Reduce vs Fold in Scala

For better or worse in functional programming there exists fuzzy concrete notions on what it means to fold over some input versus what it means to reduce over some input. The concrete implementations vary from language to language and even between some libraries. Yet, the underlying fundemental concept tends to hold true, that you are taking some value of N and performing aggregation operations on it such that the end result is typically some value of <= N.

Even in haskell the fold family of functions is overloaded in the sense that it is capable of doing both what scala calls reducing and folding. For example, take the following haskell function that takes a list of integers and produces a sum value in terms of folding:

sumList :: [Int] -> Int  
sumList = foldl (+) 0  

In haskell one might also implement the filterList combinator in terms of folding. The definition of which would resemble the following example:

filterList :: (a -> bool) -> [a] -> [a]  
filterList p = foldl (\ m n -> if (p n) then m ++ [n] else m) []  

While the fold derived operations of sumList and filterList both take a value of N and perform aggregegate operations on it such that the end result is a a value of <= N, their type signatures tell a different story.

sumList takes a list of integers and produces a single integer while filterList takes a list of integers and produces a subset of that list. Putting their type signatures next to each other highlights this important difference.

sumList :: [Int] -> Int  
filterList :: (a -> bool) -> [a] -> [a]  

This is all possible because foldl's type signature is really generic in the sense that all it cares about is that the type of the final value is the same type of the initial value. It's type signature is as follows:

foldl :: (a -> b -> a) -> a -> [b] -> a  

Now this all becomes important when we take the type signatures for scala's implementations of folding and reducing into consideration. Both of which are as follows:

def foldLeft [B] (z: B)(f: (B, A) => B): B  
def reduceLeft [B >: A] (f: (B, A) => B): B  

A quick glance reveals some of the following differences:

  • foldLeft has a paramaterized type of B while reduceLeft has a paramaterized type of B >: A
  • foldLeft is a curried function where the first curried group takes the folds initial value and that reduceLeft is non curried and doesn't take an initial value at all
  • In foldLeft the accumulator and the final return type (B) must be related to the item type (A).

So if reduceLeft doesn't take an initial value as an argument, then what is it's initial value? The initial value of reduceLeft is the initial value of the collection. So if you have a List[Int] and you reduceLeft over it, you will only ever be able to produce an Int (or a supertype of Int) from that operation. However, foldLeft is capable of producing any type you can pass into the initial value.

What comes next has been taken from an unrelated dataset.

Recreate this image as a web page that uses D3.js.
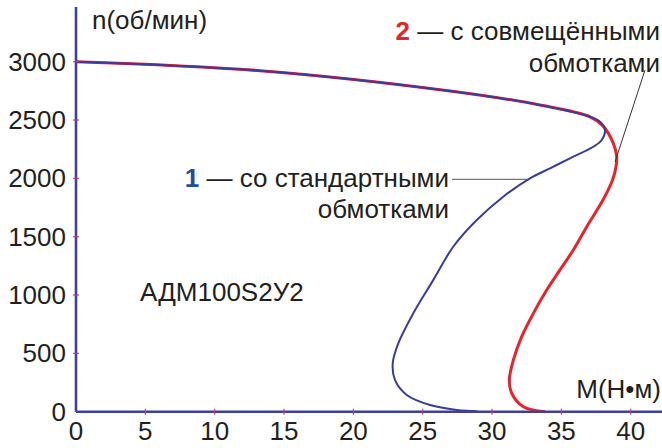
<!DOCTYPE html>
<html>
<head>
<meta charset="utf-8">
<script src="https://cdn.jsdelivr.net/npm/d3@7"></script>
<style>
  html, body { margin: 0; padding: 0; background: #fff; }
  svg { display: block; font-family: "Liberation Sans", Arial, sans-serif; }
</style>
</head>
<body>
<svg id="chart" width="662" height="448"></svg>
<script>
// ---- data ----
const xTicks = [0, 5, 10, 15, 20, 25, 30, 35, 40];
const yTicks = [0, 500, 1000, 1500, 2000, 2500, 3000];

// Curve 2 (combined windings) - torque M (N·m) vs speed n (rpm)
const redM = [0, 13.27, 26.97, 33.46, 37.07, 38.0, 38.75, 38.99, 38.94, 38.69, 38.0, 36.83, 35.86, 34.9, 33.94, 32.98, 32.14, 31.54, 31.25, 31.42, 32.26, 33.82];
const redN = [3000, 2923, 2749, 2629, 2528, 2450, 2300, 2186, 2100, 1986, 1814, 1586, 1386, 1215, 1043, 843, 643, 443, 272, 158, 43, 0];

// Curve 1 (standard windings)
const blueM = [0, 13.27, 26.97, 33.46, 37.0, 37.79, 38.15, 37.91, 37.3, 35.62, 34.18, 32.74, 30.81, 28.9, 27.2, 25.77, 24.32, 23.24, 22.84, 23.0, 23.85, 25.53, 27.45, 28.65, 29.0];
const blueN = [3000, 2923, 2749, 2629, 2530, 2486, 2414, 2329, 2271, 2172, 2086, 2000, 1843, 1643, 1414, 1130, 843, 586, 415, 272, 143, 57, 15, 6, 0];

// ---- drawing ----
const svg = d3.select("#chart");
const x = d3.scaleLinear().domain([0, 40]).range([76, 630.7]);
const y = d3.scaleLinear().domain([0, 3000]).range([411.7, 61.7]);

const textColor = "#231f20";
const axisColor = "#3f3f9c";
const tickColor = "#b5407f";
const fs = 26;

// curves
const line = d3.line().x(d => x(d[0])).y(d => y(d[1])).curve(d3.curveCatmullRom.alpha(0.5));
const redData = redM.map((m, i) => [m, redN[i]]);
const blueData = blueM.map((m, i) => [m, blueN[i]]);

svg.append("path").attr("d", line(redData)).attr("fill", "none")
  .attr("stroke", "#e8232b").attr("stroke-width", 3);
svg.append("path").attr("d", line(blueData)).attr("fill", "none")
  .attr("stroke", "#3b3b9a").attr("stroke-width", 2);

// axes lines
svg.append("line").attr("x1", x(0)).attr("x2", 662).attr("y1", y(0)).attr("y2", y(0))
  .attr("stroke", axisColor).attr("stroke-width", 2.6);
svg.append("line").attr("x1", x(0)).attr("x2", x(0)).attr("y1", 7).attr("y2", y(0))
  .attr("stroke", axisColor).attr("stroke-width", 2.6);

// tick marks
svg.selectAll(".xt").data(xTicks.slice(1)).enter().append("line")
  .attr("x1", d => x(d)).attr("x2", d => x(d)).attr("y1", y(0) - 3).attr("y2", y(0) + 3)
  .attr("stroke", tickColor).attr("stroke-width", 1.2);
svg.selectAll(".yt").data(yTicks.slice(1)).enter().append("line")
  .attr("x1", x(0) - 3).attr("x2", x(0) + 3).attr("y1", d => y(d)).attr("y2", d => y(d))
  .attr("stroke", tickColor).attr("stroke-width", 1.2);

// tick labels
svg.selectAll(".xl").data(xTicks).enter().append("text")
  .attr("x", d => x(d)).attr("y", 440).attr("text-anchor", "middle")
  .attr("font-size", fs).attr("fill", textColor).text(d => d);
svg.selectAll(".yl").data(yTicks).enter().append("text")
  .attr("x", 66).attr("y", d => y(d) + 9).attr("text-anchor", "end")
  .attr("font-size", fs).attr("fill", textColor).text(d => d);

// axis titles
svg.append("text").attr("x", 92).attr("y", 29).attr("font-size", fs).attr("fill", textColor).text("n(об/мин)");
svg.append("text").attr("x", 661).attr("y", 398).attr("text-anchor", "end").attr("font-size", fs).attr("fill", textColor).text("M(H•м)");

// model name
svg.append("text").attr("x", 140).attr("y", 301).attr("font-size", fs).attr("fill", textColor).text("АДМ100S2У2");

// legend 2
const t2 = svg.append("text").attr("x", 660).attr("y", 40).attr("text-anchor", "end").attr("font-size", fs).attr("fill", textColor);
t2.append("tspan").attr("fill", "#e52629").attr("font-weight", "bold").text("2");
t2.append("tspan").text(" — с совмещёнными");
svg.append("text").attr("x", 660).attr("y", 72).attr("text-anchor", "end").attr("font-size", fs).attr("fill", textColor).text("обмотками");
svg.append("line").attr("x1", 645).attr("y1", 70).attr("x2", 615).attr("y2", 162)
  .attr("stroke", "#333").attr("stroke-width", 1);

// legend 1
const t1 = svg.append("text").attr("x", 449).attr("y", 187).attr("text-anchor", "end").attr("font-size", fs).attr("fill", textColor);
t1.append("tspan").attr("fill", "#1f4e9c").attr("font-weight", "bold").text("1");
t1.append("tspan").text(" — со стандартными");
svg.append("text").attr("x", 449).attr("y", 218).attr("text-anchor", "end").attr("font-size", fs).attr("fill", textColor).text("обмотками");
svg.append("line").attr("x1", 452).attr("y1", 179.3).attr("x2", 529).attr("y2", 179.3)
  .attr("stroke", "#555").attr("stroke-width", 1);
</script>
</body>
</html>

So we would be able to easily convert our sumList implementation from haskell to scala using reduceLeft like so:

def sum(inputs: List[Int]): Int = inputs.reduceLeft (_+_)  

It's impossible for us to implement filterList in terms of reduceLeft. However, we can easily implement filterList in terms of foldLeft like so:

def filter(inputs: List[Int], p: (Int) => Boolean) = {  
  inputs.foldLeft(List[Int]()) { (m, n) =>
    p(n) match {
      case true  => m ++ List(n)
      case false => m
    }
  }
}

Some interesting things about what can be represented in terms of reduceLeft and foldLeft outside of the type system are related to wether the parameter type for the iterable is a monoid or a semi-group. If the type parameter of your iterable is a monoid, meaning it has a zero value and an append operation, you can implement reduceLeft in terms of foldLeft. But if your type parameter is a semi-group, meaning it has an append operation but no zero value then there are a subset of reduceLeft operations that can not be implemented in terms of foldLeft.